Blowing away the rhetoric
To see the ideas — good and bad — we first had to blow away all that rhetoric, such as: "Undertake a thorough review of state agencies" (Cutler); "I want to be remembered as the education governor" (Mitchell); "Get government out of the way" (LePage).
We then looked for new (or, at least, somewhat new) ideas that had the weight of specificity and, if costly, had funding plans attached. We focused on the candidates' own ideas, though some we chose are shared by other candidates, like zero-based budgeting. And we concentrated on proposals the candidates consider important planks of their platform, making them likely to be at the top of the list if they were to be elected.
Below are introductions to the accompanying chart. Please show the chart to friends who don't pay much attention to politics. They should. Despite the candidates' similar rhetoric and some similar proposals, there are noteworthy differences among them, and we will all benefit from or suffer under the next governor.
In the chart and introductions we have mentioned how the candidates feel about several important issues — such as offshore drilling and gay rights — that are hardly new ideas. But they aren't throwaway political positions. They're apt to be pushed into a governor's face and require action.
Paul LePage wouldn't agree to an interview or answer questions by e-mail.
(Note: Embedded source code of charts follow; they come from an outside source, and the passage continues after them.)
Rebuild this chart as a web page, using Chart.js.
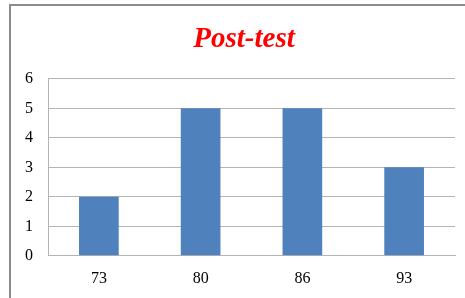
<!DOCTYPE html>
<html>
<head>
<meta charset="utf-8">
<script src="https://cdn.jsdelivr.net/npm/chart.js@4"></script>
<style>
    body { margin: 0; background: #fff; }
    #wrap { position: relative; width: 465px; height: 298px; overflow: hidden; }
    #frame { position: absolute; left: 9px; top: 4px; width: 470px; height: 310px; border: 2px solid #8c8c8c; box-sizing: border-box; }
    #myChart { position: absolute; left: 0; top: 0; }
</style>
</head>
<body>
<div id="wrap">
    <div id="frame"></div>
    <canvas id="myChart" width="465" height="298"></canvas>
</div>
<script>
// ----------------------- DATA ----------------------- //
var scores = ['73', '80', '86', '93'];
var counts = [2, 5, 5, 3];
var chartTitle = 'Post-test';

var serif = "'Liberation Serif', 'Times New Roman', serif";
var gridColor = '#b4b4b4';

// the original frame runs past the right edge, so its title sits a bit right of centre
var shiftTitle = {
    id: 'shiftTitle',
    afterLayout: (chart) => {
        if (chart.titleBlock) chart.titleBlock.left += 23;
    }
};

var ctx = document.getElementById('myChart').getContext('2d');
var chart = new Chart(ctx, {
    type: 'bar',
    data: {
        labels: scores,
        datasets: [{
            data: counts,
            backgroundColor: '#4f81bd',
            borderWidth: 0,
            barPercentage: 0.78,
            categoryPercentage: 0.5
        }]
    },
    options: {
        responsive: false,
        animation: false,
        layout: { padding: { left: 10, right: 10, top: 0, bottom: -3 } },
        plugins: {
            legend: { display: false },
            tooltip: { enabled: false },
            title: {
                display: true,
                text: chartTitle,
                color: '#ff0000',
                font: { family: serif, size: 29, weight: 'bold', style: 'italic' },
                padding: { top: 22, bottom: 22 }
            }
        },
        scales: {
            x: {
                grid: { display: false, drawTicks: false, tickLength: 0 },
                border: { color: gridColor, width: 1 },
                ticks: { color: '#000', font: { family: serif, size: 16 }, padding: 13 }
            },
            y: {
                min: 0,
                max: 6,
                grid: { color: gridColor, drawTicks: false, tickLength: 0 },
                border: { color: gridColor, width: 1 },
                ticks: { stepSize: 1, color: '#000', font: { family: serif, size: 16 }, padding: 15 }
            }
        }
    },
    plugins: [shiftTitle]
});
</script>
</body>
</html>
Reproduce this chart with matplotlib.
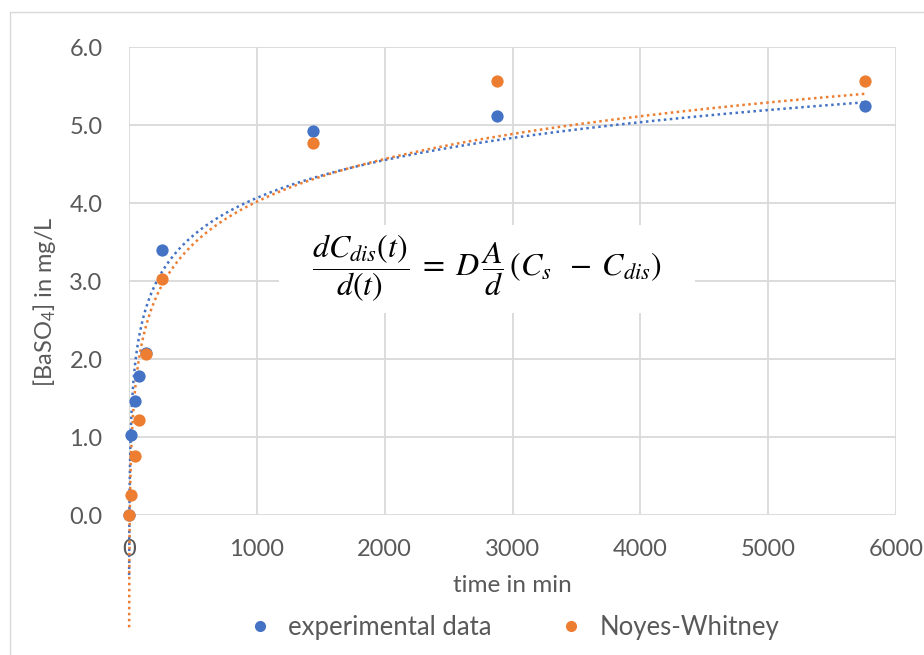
import numpy as np
import matplotlib
matplotlib.use("Agg")
import matplotlib.pyplot as plt
from matplotlib.lines import Line2D
from matplotlib.patches import Rectangle

# ---- data ----
time_min = [0, 15, 45, 75, 135, 255, 1440, 2880, 5760]
c_exp = [0.0, 1.03, 1.46, 1.78, 2.08, 3.40, 4.92, 5.12, 5.25]
c_nw = [0.0, 0.26, 0.76, 1.22, 2.06, 3.03, 4.77, 5.56, 5.56]

# logarithmic trendlines y = a*ln(t) + b, coefficients
trend_exp = (0.70, -0.77)
trend_nw = (0.79, -1.44)
trend_t_start = 1.0

series_names = ["experimental data", "Noyes-Whitney"]
x_ticks = [0, 1000, 2000, 3000, 4000, 5000, 6000]
y_ticks = [0.0, 1.0, 2.0, 3.0, 4.0, 5.0, 6.0]

BLUE = "#4472C4"
ORANGE = "#ED7D31"
GRID = "#D9D9D9"
TXT = "#595959"

W, H = 924, 655

plt.rcParams["font.family"] = ["Lato", "DejaVu Sans"]
plt.rcParams["mathtext.fontset"] = "custom"
plt.rcParams["mathtext.rm"] = "Lato"
plt.rcParams["mathtext.it"] = "Lato:italic"


def px(x, y):
    """pixel position (from top-left) -> figure fraction"""
    return x / W, 1 - y / H


fig = plt.figure(figsize=(W / 100, H / 100), dpi=100)

# outer chart border (cut off at right and bottom like the screenshot)
fig.patches.append(Rectangle(px(10, 700), 2.0, (700 - 12) / H, transform=fig.transFigure,
                             fill=False, edgecolor=GRID, lw=1.0))

left, top = px(129, 47)
right, bottom = px(896, 515)
ax = fig.add_axes([left, bottom, right - left, top - bottom])

# trendlines
t_fit = np.geomspace(trend_t_start, time_min[-1], 2000)
for (a, b), col in [(trend_exp, BLUE), (trend_nw, ORANGE)]:
    ax.plot(t_fit, a * np.log(t_fit) + b, color=col, lw=1.8,
            linestyle=(0, (1, 1.4)), zorder=2, clip_on=False)

ax.scatter(time_min, c_exp, s=78, color=BLUE, zorder=3, clip_on=False, linewidths=0)
ax.scatter(time_min, c_nw, s=78, color=ORANGE, zorder=4, clip_on=False, linewidths=0)

ax.set_xlim(0, 6000)
ax.set_ylim(0, 6)
ax.set_xticks(x_ticks)
ax.set_yticks(y_ticks)
ax.set_yticklabels([f"{v:.1f}" for v in y_ticks])
ax.grid(True, color=GRID, lw=1.3)
ax.set_axisbelow(True)
for s in ax.spines.values():
    s.set_visible(False)
ax.tick_params(length=0, labelsize=17, labelcolor=TXT)
ax.tick_params(axis="y", pad=19)
ax.tick_params(axis="x", pad=17)

fig.text(*px(512, 586), "time in min", ha="center", va="center", fontsize=17.5, color=TXT)
fig.text(*px(45, 302), "[BaSO$_4$] in mg/L", ha="center", va="center", rotation=90,
         fontsize=17, color=TXT)

# equation text box
bx0, by0 = px(279, 313)
bx1, by1 = px(695, 225)
fig.patches.append(Rectangle((bx0, by0), bx1 - bx0, by1 - by0, transform=fig.transFigure,
                             facecolor="white", edgecolor="none", zorder=5))
eq = r"$\dfrac{dC_{dis}(t)}{d(t)}\;=\;D\,\dfrac{A}{d}\,(C_s\;\;-\;C_{dis})$"
fig.text(*px(487, 268), eq, ha="center", va="center", fontsize=23, color="black",
         math_fontfamily="stix", zorder=6)

handles = [Line2D([], [], ls="none", marker="o", ms=7, color=BLUE),
           Line2D([], [], ls="none", marker="o", ms=7, color=ORANGE)]
leg = fig.legend(handles, series_names, loc="center", bbox_to_anchor=px(513, 627),
                 ncol=2, frameon=False, fontsize=18.5, handlelength=1.0,
                 handletextpad=0.6, columnspacing=2.6)
for t in leg.get_texts():
    t.set_color(TXT)

fig.savefig("out.png", dpi=100)
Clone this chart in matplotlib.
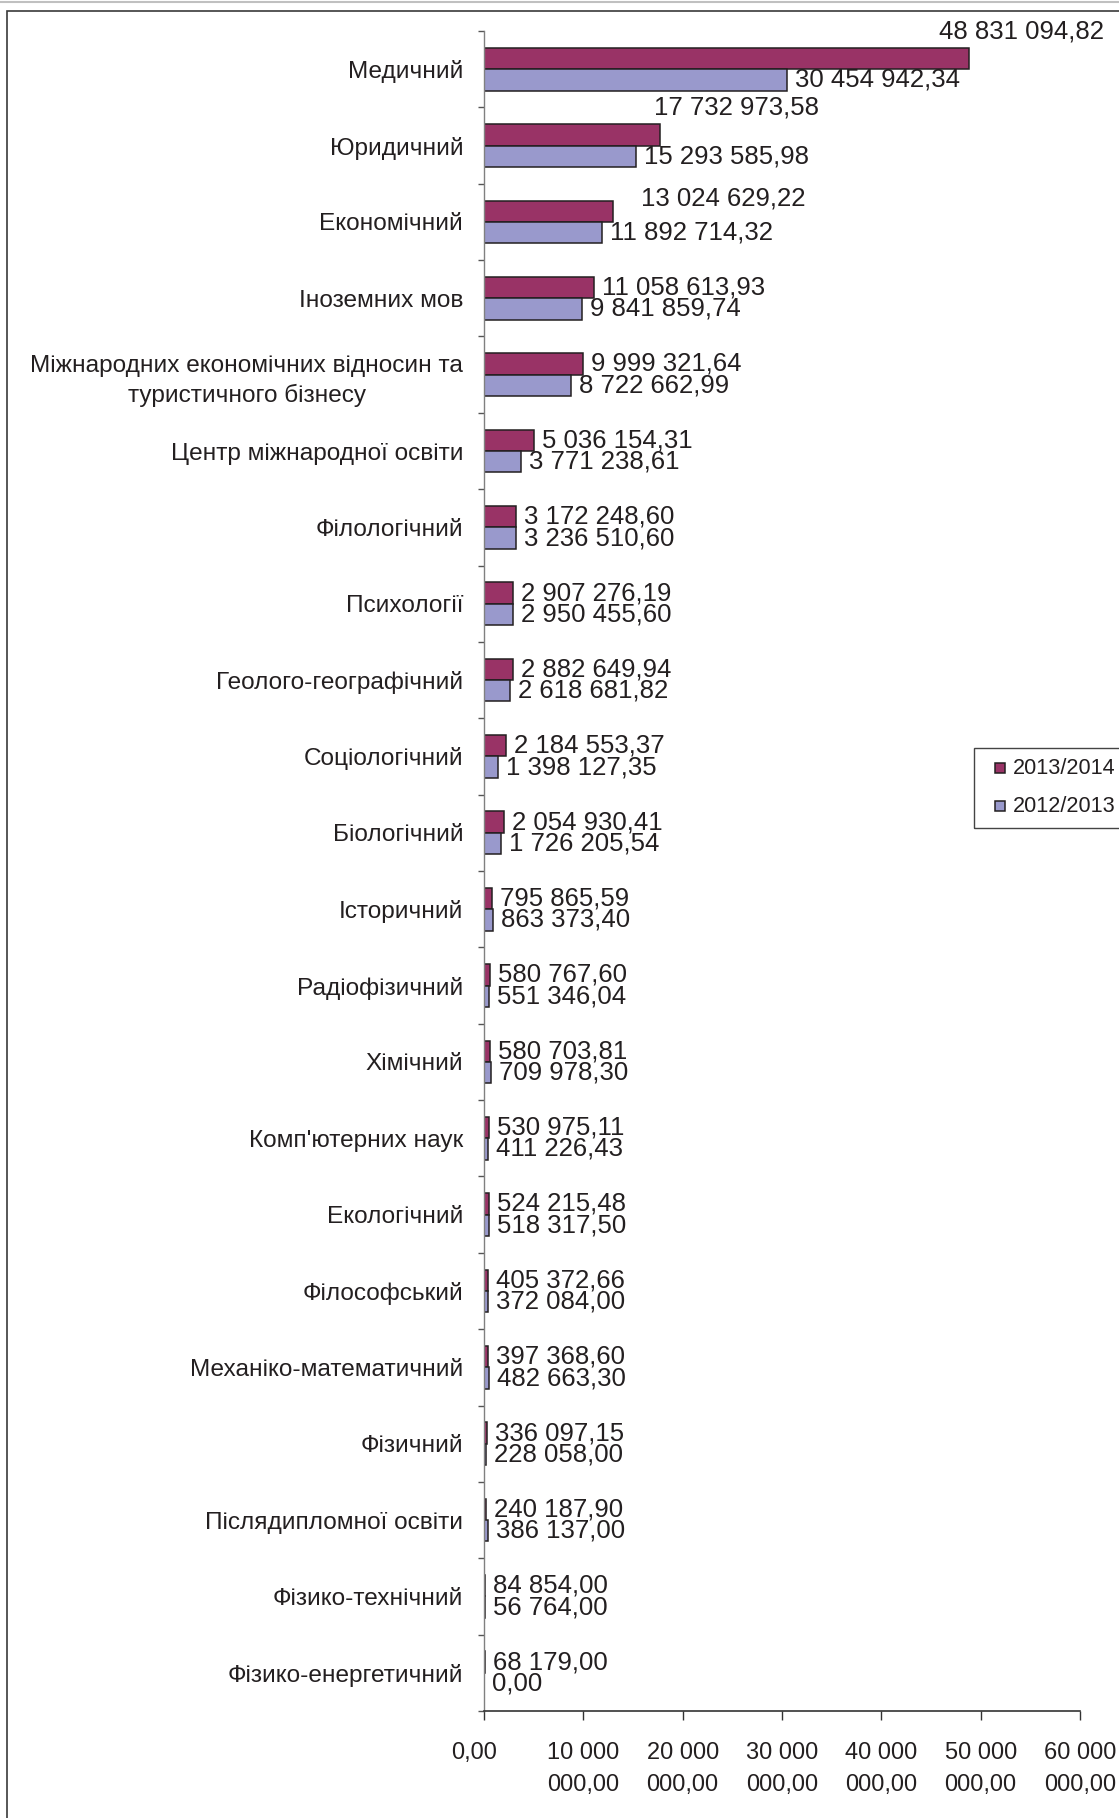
import matplotlib
matplotlib.use("Agg")
import matplotlib.pyplot as plt
from matplotlib.patches import Rectangle
from matplotlib.lines import Line2D
from matplotlib.transforms import ScaledTranslation

plt.rcParams['font.family'] = ['Liberation Sans', 'DejaVu Sans']

categories = [
    "Медичний", "Юридичний", "Економічний", "Іноземних мов",
    "Міжнародних економічних відносин та\nтуристичного бізнесу",
    "Центр міжнародної освіти", "Філологічний", "Психології",
    "Геолого-географічний", "Соціологічний", "Біологічний", "Історичний",
    "Радіофізичний", "Хімічний", "Комп'ютерних наук", "Екологічний",
    "Філософський", "Механіко-математичний", "Фізичний",
    "Післядипломної освіти", "Фізико-технічний", "Фізико-енергетичний",
]
series_names = ["2013/2014", "2012/2013"]
values_2013_2014 = [
    48831094.82, 17732973.58, 13024629.22, 11058613.93, 9999321.64,
    5036154.31, 3172248.60, 2907276.19, 2882649.94, 2184553.37,
    2054930.41, 795865.59, 580767.60, 580703.81, 530975.11, 524215.48,
    405372.66, 397368.60, 336097.15, 240187.90, 84854.00, 68179.00,
]
values_2012_2013 = [
    30454942.34, 15293585.98, 11892714.32, 9841859.74, 8722662.99,
    3771238.61, 3236510.60, 2950455.60, 2618681.82, 1398127.35,
    1726205.54, 863373.40, 551346.04, 709978.30, 411226.43, 518317.50,
    372084.00, 482663.30, 228058.00, 386137.00, 56764.00, 0.00,
]
x_ticks = [0, 10e6, 20e6, 30e6, 40e6, 50e6, 60e6]
x_tick_labels = ["0,00", "10 000\n000,00", "20 000\n000,00", "30 000\n000,00",
                 "40 000\n000,00", "50 000\n000,00", "60 000\n000,00"]

colors = ["#993366", "#9999CC"]
edge = "#231F20"

W, H = 1119, 1818
DPI = 100
fig = plt.figure(figsize=(W / DPI, H / DPI), dpi=DPI)

def px(x, y):
    return x / W, 1 - y / H

ax_l, ax_r, ax_t, ax_b = 484, 1080, 31, 1711
ax = fig.add_axes([ax_l / W, 1 - ax_b / H, (ax_r - ax_l) / W, (ax_b - ax_t) / H])

n = len(categories)
pos = list(range(n))
bh = 0.28
ax.barh([p - bh / 2 for p in pos], values_2013_2014, height=bh, color=colors[0],
        edgecolor=edge, linewidth=1.1)
ax.barh([p + bh / 2 for p in pos], values_2012_2013, height=bh, color=colors[1],
        edgecolor=edge, linewidth=1.1)

ax.set_xlim(0, 60e6)
ax.set_ylim(n - 0.5, -0.5)

def fmt(v):
    s = f"{v:,.2f}"
    return s.replace(",", " ").replace(".", ",")

P = 0.72  # points per pixel
default_off = (8, 0)
special_off_2014 = {0: (-30, 27), 1: (-6, 27), 2: (28, 13)}
for i in pos:
    dx, dy = special_off_2014.get(i, default_off)
    ax.annotate(fmt(values_2013_2014[i]), xy=(values_2013_2014[i], i - bh / 2),
                xytext=(dx * P, dy * P), textcoords="offset points",
                ha="left", va="center", fontsize=18.5, color="#231F20",
                annotation_clip=False)
    ax.annotate(fmt(values_2012_2013[i]), xy=(values_2012_2013[i], i + bh / 2),
                xytext=(8 * P, 0), textcoords="offset points",
                ha="left", va="center", fontsize=18.5, color="#231F20",
                annotation_clip=False)

ax.set_yticks(pos)
ax.set_yticklabels(categories, fontsize=17.6, color="#231F20", multialignment="center",
                   linespacing=1.4)
shift = ScaledTranslation(0, 4.5 / DPI, fig.dpi_scale_trans)
for lab in ax.get_yticklabels():
    lab.set_transform(lab.get_transform() + shift)
ax.set_yticks([p - 0.5 for p in range(n + 1)], minor=True)
ax.tick_params(axis="y", which="major", length=0, pad=15)
ax.tick_params(axis="y", which="minor", length=4.5, direction="out", color="#555555", width=1)

ax.set_xticks(x_ticks)
ax.set_xticklabels(x_tick_labels, fontsize=17, color="#231F20", linespacing=1.55)
ax.tick_params(axis="x", which="major", length=6.5, direction="out", color="#333333",
               width=1, pad=16)
first = ax.get_xticklabels()[0]
first.set_transform(first.get_transform() + ScaledTranslation(-10 / DPI, 0, fig.dpi_scale_trans))

for s in ["top", "right"]:
    ax.spines[s].set_visible(False)
ax.spines["left"].set_color("#808080")
ax.spines["left"].set_linewidth(1)
ax.spines["bottom"].set_color("#333333")
ax.spines["bottom"].set_linewidth(1.2)
ax.set_facecolor("none")

# outer frame
x0, y0 = px(7, 11)
x1, y1 = px(1135, 1830)
fig.patches.append(Rectangle((x0, y1), x1 - x0, y0 - y1, transform=fig.transFigure,
                             fill=False, edgecolor="#3a3a3a", linewidth=1.2))
fig.lines.append(Line2D([0, 1], [1 - 1.5 / H, 1 - 1.5 / H], transform=fig.transFigure,
                        color="#c0c0c0", linewidth=1.5))

# legend box
lx0, ly0 = px(974, 748)
lx1, ly1 = px(1140, 828)
fig.patches.append(Rectangle((lx0, ly1), lx1 - lx0, ly0 - ly1, transform=fig.transFigure,
                             fill=False, edgecolor="#444444", linewidth=1.0))
for k, (name, c) in enumerate(zip(series_names, colors)):
    cy = 768 + k * 38
    mx, my = px(995, cy + 5)
    fig.patches.append(Rectangle((mx, my), 10 / W, 10 / H, transform=fig.transFigure,
                                 facecolor=c, edgecolor=edge, linewidth=1.1))
    tx, ty = px(1013, cy)
    fig.text(tx, ty, name, ha="left", va="center", fontsize=15.6, color="#231F20")

fig.savefig("out.png", dpi=DPI)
We analyzed his Web site information and his remarks at a gubernatorial public forum.
Cutler's ideas
 ELIOT CUTLER |
Eliot Cutler, an independent, is the most progressive and, in a way, the most conservative candidate. In proposing the use of state government to expand health-insurance coverage and lower electric bills, he goes further in government activism than Elizabeth Mitchell, the Democrat. His ideas for a kind of state "public option" for health insurance and for a public-power agency are also the most innovative of any candidate.But in refusing to make financial commitments to special-interest groups, he's more fiscally conservative than Paul LePage, the Republican. And he ridicules LePage's radical proposals for tax cuts.
To save tax money, Cutler would merge the university and community-college systems, consolidating administration, but integrating services has advantages, too, for students. Also in education reform, he wants a longer public-school year, bringing Maine in line with states and foreign countries where student achievement is high.
He has a number of bedrock progressive positions. In social issues, he's pro-choice and pro-gay marriage. He's an environmentalist, opposed to nuclear power and offshore drilling. "If anyone wants to drill off the coast of Maine, they will have to drill through me," he says.
On the other hand, he wants to get rid of the citizen boards of the Department of Environmental Protection and Land Use Regulation Commission, seeing them duplicative of staff reviews of proposed developments. Many environmentalists would oppose these moves because the boards provide citizen input and another level at which developments can be stopped or modified. When development battles occur, it isn't as if developers are disadvantaged.
LePage's ideas
LePage is a Tea Party Mad Hatter. How he could be accepted as "conservative" is a comment on the emptiness of the word and on contemporary politics, when many conservatives are radicals. His most radical idea is his desire to cut state taxes by gigantic amounts. It would create such social turmoil that no business on the continent would want to locate in Maine.